The overall petroleum exports dropped after the oil refineries slashed utilization rate to 72 percent in the first quarter from 81.6 percent a year ago to cope with weak global oil demand in the face of the ongoing Covid-19 pandemic.
But the refineries are seeking to offset losses in output and sales by focusing on countries on the recovery track and products with demand revived.
China, the biggest importer of Korean petroleum products, accounted for 36.9 percent of the Korean refineries’ total exports in the first quarter, doubled from a 19-percent share a year ago. Exports to China shot up to 33.6 million barrels in the first three months of the year on soaring demand driven by the government’s aggressive stimulus measures. Japan came second (14.4 percent), up by one notch from a year ago with 13.12 million barrels. Japan was followed by Australia (8.8 percent), USA (8.6 percent), and Singapore (6.9 percent).

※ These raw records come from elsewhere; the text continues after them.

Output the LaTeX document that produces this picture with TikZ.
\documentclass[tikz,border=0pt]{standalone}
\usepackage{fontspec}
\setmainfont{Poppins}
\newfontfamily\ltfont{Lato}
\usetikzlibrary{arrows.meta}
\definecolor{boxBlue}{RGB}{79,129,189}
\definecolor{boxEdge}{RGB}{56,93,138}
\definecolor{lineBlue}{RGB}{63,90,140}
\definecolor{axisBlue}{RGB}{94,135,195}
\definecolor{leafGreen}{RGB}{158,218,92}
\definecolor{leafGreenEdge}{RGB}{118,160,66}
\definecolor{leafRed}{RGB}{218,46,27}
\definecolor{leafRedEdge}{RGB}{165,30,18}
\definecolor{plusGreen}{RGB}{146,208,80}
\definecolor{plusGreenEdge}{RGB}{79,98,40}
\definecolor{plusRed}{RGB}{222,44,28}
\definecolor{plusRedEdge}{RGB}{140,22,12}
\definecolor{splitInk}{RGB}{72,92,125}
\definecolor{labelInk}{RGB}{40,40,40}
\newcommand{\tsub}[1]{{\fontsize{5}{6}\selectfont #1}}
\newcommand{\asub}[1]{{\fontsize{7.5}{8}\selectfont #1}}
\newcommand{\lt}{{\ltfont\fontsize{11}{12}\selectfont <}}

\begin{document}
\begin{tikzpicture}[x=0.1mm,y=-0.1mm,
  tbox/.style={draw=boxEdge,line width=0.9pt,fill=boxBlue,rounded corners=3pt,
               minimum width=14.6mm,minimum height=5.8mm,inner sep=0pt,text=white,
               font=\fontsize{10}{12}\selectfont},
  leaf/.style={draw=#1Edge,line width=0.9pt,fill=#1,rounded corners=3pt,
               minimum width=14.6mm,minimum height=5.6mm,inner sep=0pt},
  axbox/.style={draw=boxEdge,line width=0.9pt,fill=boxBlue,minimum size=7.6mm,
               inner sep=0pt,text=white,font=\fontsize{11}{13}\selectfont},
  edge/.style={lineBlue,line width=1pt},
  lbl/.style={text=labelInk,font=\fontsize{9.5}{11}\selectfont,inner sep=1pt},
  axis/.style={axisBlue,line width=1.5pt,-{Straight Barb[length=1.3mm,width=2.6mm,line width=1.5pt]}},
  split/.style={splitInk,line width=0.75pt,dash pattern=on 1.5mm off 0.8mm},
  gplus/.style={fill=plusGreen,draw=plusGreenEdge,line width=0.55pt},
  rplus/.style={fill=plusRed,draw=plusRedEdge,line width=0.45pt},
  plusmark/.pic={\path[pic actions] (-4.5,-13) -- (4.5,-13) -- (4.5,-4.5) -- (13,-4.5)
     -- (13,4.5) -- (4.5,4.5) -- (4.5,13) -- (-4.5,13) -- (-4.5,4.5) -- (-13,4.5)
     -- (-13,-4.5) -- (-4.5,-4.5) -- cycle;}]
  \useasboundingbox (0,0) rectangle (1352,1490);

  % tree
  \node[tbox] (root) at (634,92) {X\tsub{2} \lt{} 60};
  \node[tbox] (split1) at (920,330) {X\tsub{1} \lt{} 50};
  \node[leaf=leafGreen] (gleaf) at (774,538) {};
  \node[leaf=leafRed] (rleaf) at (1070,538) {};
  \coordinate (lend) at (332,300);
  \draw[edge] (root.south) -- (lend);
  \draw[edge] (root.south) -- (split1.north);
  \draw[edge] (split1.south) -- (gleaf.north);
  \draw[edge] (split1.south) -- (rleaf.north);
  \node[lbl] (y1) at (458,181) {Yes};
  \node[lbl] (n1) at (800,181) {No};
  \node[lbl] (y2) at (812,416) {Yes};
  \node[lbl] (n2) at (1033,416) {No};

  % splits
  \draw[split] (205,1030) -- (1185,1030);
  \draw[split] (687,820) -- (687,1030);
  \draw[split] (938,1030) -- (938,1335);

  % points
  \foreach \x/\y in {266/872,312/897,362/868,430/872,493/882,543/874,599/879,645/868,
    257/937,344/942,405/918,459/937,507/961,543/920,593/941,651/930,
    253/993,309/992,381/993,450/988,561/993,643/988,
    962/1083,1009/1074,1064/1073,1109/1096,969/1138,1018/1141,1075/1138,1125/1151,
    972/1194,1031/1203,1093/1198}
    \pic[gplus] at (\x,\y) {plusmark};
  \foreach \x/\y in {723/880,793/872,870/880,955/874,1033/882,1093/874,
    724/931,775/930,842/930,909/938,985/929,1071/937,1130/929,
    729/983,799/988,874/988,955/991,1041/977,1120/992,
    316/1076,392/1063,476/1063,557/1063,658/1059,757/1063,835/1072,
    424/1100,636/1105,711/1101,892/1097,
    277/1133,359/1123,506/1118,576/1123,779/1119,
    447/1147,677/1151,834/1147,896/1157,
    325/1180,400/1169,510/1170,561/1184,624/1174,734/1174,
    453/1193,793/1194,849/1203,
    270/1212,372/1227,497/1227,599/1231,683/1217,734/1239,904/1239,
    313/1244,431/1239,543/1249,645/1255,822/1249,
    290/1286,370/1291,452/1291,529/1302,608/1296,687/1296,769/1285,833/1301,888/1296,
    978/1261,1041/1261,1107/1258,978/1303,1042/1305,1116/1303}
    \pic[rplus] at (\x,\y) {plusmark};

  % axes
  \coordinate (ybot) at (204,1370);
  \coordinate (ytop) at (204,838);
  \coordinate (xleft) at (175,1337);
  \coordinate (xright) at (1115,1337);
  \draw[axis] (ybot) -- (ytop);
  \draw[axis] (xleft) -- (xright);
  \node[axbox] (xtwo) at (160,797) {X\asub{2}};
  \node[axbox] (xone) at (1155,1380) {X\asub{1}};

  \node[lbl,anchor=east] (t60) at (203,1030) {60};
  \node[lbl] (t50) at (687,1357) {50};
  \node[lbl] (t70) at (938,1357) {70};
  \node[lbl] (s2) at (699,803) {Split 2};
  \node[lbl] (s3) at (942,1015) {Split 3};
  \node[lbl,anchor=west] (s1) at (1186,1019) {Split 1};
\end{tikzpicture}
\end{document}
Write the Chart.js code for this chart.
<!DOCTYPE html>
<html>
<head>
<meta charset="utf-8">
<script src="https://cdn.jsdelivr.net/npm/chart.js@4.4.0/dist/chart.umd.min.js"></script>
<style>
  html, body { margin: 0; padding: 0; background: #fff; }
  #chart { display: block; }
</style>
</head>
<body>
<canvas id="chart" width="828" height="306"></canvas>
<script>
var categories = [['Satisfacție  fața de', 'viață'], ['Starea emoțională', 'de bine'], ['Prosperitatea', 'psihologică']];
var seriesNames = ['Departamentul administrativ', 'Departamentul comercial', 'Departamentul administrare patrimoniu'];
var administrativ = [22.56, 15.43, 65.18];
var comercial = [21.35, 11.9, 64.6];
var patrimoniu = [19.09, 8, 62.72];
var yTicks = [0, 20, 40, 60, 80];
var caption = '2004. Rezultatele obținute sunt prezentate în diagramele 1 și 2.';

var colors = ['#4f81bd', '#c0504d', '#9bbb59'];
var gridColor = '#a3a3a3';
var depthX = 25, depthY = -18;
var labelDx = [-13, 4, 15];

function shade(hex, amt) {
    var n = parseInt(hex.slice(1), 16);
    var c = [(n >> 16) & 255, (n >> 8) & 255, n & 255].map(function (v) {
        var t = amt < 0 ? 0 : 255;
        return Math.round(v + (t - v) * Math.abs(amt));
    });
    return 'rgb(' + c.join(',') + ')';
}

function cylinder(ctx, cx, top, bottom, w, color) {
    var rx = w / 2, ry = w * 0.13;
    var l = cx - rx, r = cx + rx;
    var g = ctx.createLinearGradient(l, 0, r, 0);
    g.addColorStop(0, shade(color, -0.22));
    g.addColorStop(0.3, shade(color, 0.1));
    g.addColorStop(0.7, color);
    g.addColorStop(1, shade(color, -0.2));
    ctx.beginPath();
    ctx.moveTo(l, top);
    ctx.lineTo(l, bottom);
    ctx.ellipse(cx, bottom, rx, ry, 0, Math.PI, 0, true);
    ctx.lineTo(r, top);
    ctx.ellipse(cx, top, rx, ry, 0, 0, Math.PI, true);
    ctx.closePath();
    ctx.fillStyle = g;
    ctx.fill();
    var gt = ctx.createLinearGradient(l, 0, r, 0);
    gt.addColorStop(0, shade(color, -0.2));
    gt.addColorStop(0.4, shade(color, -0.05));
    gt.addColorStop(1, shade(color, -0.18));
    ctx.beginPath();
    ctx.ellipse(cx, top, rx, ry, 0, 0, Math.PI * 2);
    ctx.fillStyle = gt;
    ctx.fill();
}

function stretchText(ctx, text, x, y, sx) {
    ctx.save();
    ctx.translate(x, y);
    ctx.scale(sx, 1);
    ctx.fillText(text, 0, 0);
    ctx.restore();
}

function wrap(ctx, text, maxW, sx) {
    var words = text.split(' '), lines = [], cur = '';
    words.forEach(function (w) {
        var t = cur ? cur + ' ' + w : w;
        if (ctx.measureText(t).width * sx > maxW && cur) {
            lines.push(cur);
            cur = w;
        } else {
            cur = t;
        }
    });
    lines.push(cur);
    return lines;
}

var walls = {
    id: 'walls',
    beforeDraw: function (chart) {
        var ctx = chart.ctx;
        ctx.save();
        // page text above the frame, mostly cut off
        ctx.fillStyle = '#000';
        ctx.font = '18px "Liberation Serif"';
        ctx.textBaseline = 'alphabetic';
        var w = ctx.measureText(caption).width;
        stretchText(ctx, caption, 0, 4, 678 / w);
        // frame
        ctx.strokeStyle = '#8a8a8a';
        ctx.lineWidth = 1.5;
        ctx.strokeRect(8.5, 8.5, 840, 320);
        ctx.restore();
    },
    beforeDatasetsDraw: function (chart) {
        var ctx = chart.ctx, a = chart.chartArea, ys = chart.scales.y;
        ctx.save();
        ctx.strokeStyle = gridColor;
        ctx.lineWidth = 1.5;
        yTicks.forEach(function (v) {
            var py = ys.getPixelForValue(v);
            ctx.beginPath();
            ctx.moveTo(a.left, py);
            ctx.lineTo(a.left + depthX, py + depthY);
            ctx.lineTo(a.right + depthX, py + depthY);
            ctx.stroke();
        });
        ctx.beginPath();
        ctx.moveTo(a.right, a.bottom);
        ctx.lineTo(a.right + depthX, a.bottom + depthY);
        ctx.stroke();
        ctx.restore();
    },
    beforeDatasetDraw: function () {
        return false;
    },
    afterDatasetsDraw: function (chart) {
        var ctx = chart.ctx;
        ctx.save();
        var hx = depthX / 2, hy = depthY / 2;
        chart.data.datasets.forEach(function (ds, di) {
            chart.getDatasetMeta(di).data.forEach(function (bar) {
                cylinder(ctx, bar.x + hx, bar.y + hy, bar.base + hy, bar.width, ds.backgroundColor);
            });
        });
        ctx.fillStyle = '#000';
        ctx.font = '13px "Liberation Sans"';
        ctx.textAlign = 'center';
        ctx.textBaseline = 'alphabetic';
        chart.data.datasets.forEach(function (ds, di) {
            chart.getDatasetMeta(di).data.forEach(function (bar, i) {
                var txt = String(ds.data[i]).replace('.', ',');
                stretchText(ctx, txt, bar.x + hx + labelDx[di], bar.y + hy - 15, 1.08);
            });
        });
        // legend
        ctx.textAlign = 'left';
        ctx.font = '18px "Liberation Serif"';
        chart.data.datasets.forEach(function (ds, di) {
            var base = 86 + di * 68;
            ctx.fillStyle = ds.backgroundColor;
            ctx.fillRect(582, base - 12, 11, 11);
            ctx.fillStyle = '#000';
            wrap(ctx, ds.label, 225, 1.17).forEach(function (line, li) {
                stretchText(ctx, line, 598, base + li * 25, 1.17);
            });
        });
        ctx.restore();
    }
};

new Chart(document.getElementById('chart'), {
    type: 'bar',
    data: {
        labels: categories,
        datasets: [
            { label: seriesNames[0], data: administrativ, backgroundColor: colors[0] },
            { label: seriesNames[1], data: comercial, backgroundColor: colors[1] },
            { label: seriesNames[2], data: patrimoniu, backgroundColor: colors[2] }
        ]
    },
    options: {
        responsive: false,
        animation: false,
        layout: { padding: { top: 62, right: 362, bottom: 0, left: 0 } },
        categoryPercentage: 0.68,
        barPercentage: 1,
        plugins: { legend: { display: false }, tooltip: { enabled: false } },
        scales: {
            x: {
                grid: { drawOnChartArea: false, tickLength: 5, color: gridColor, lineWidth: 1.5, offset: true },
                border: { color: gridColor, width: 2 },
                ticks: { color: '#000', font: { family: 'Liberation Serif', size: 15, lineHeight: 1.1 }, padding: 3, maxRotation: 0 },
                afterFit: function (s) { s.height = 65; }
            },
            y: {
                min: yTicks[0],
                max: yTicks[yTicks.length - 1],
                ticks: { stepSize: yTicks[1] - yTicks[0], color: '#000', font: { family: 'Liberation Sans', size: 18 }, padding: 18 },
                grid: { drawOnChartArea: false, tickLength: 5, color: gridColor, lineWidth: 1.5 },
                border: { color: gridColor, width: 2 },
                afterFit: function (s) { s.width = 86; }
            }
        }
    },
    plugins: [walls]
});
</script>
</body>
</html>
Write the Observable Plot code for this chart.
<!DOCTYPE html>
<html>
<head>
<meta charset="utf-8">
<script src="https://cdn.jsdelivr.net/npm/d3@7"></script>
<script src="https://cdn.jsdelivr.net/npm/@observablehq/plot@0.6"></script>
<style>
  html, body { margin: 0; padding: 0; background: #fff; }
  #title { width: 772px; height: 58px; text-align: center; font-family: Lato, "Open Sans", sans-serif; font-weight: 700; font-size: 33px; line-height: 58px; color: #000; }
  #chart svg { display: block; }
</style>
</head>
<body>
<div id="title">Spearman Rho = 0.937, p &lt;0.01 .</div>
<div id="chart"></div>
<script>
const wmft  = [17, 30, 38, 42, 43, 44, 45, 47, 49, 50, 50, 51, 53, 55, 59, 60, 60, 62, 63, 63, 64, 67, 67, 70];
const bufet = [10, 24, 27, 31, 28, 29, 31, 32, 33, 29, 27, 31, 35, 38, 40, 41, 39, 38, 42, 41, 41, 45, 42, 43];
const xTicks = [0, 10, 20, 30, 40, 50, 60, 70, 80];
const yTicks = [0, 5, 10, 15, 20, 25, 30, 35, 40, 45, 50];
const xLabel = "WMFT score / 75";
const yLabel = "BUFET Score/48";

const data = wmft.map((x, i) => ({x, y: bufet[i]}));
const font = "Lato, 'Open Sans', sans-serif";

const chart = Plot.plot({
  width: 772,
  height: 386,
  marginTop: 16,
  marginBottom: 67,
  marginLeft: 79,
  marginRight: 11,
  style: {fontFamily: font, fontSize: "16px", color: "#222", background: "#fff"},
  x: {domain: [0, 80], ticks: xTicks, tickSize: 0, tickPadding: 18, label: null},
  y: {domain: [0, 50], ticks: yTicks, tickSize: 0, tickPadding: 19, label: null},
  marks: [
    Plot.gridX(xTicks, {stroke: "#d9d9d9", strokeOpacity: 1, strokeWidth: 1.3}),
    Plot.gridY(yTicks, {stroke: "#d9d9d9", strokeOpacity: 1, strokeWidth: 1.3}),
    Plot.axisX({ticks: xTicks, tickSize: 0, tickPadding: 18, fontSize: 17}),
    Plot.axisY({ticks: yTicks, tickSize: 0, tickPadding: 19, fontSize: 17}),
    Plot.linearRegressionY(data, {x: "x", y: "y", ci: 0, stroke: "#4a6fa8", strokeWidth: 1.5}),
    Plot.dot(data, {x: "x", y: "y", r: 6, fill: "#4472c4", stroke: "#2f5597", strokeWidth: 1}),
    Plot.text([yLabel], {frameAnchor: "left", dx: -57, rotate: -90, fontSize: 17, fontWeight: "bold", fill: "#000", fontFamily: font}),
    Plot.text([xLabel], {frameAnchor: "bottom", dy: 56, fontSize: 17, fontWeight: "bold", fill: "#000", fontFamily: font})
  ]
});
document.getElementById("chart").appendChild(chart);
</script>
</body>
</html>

Exports of kerosene for heating to Japan increased 22 percent in the first quarter as oil refinery facilities in the country came to suspension due to an earthquake in Fukushima in February.
Exports to Australia also showed remarkable growth. As jet fuel exports to Australia plunged 99 percent after the pandemic grounded flights, the Korean refining industry more than doubled diesel exports.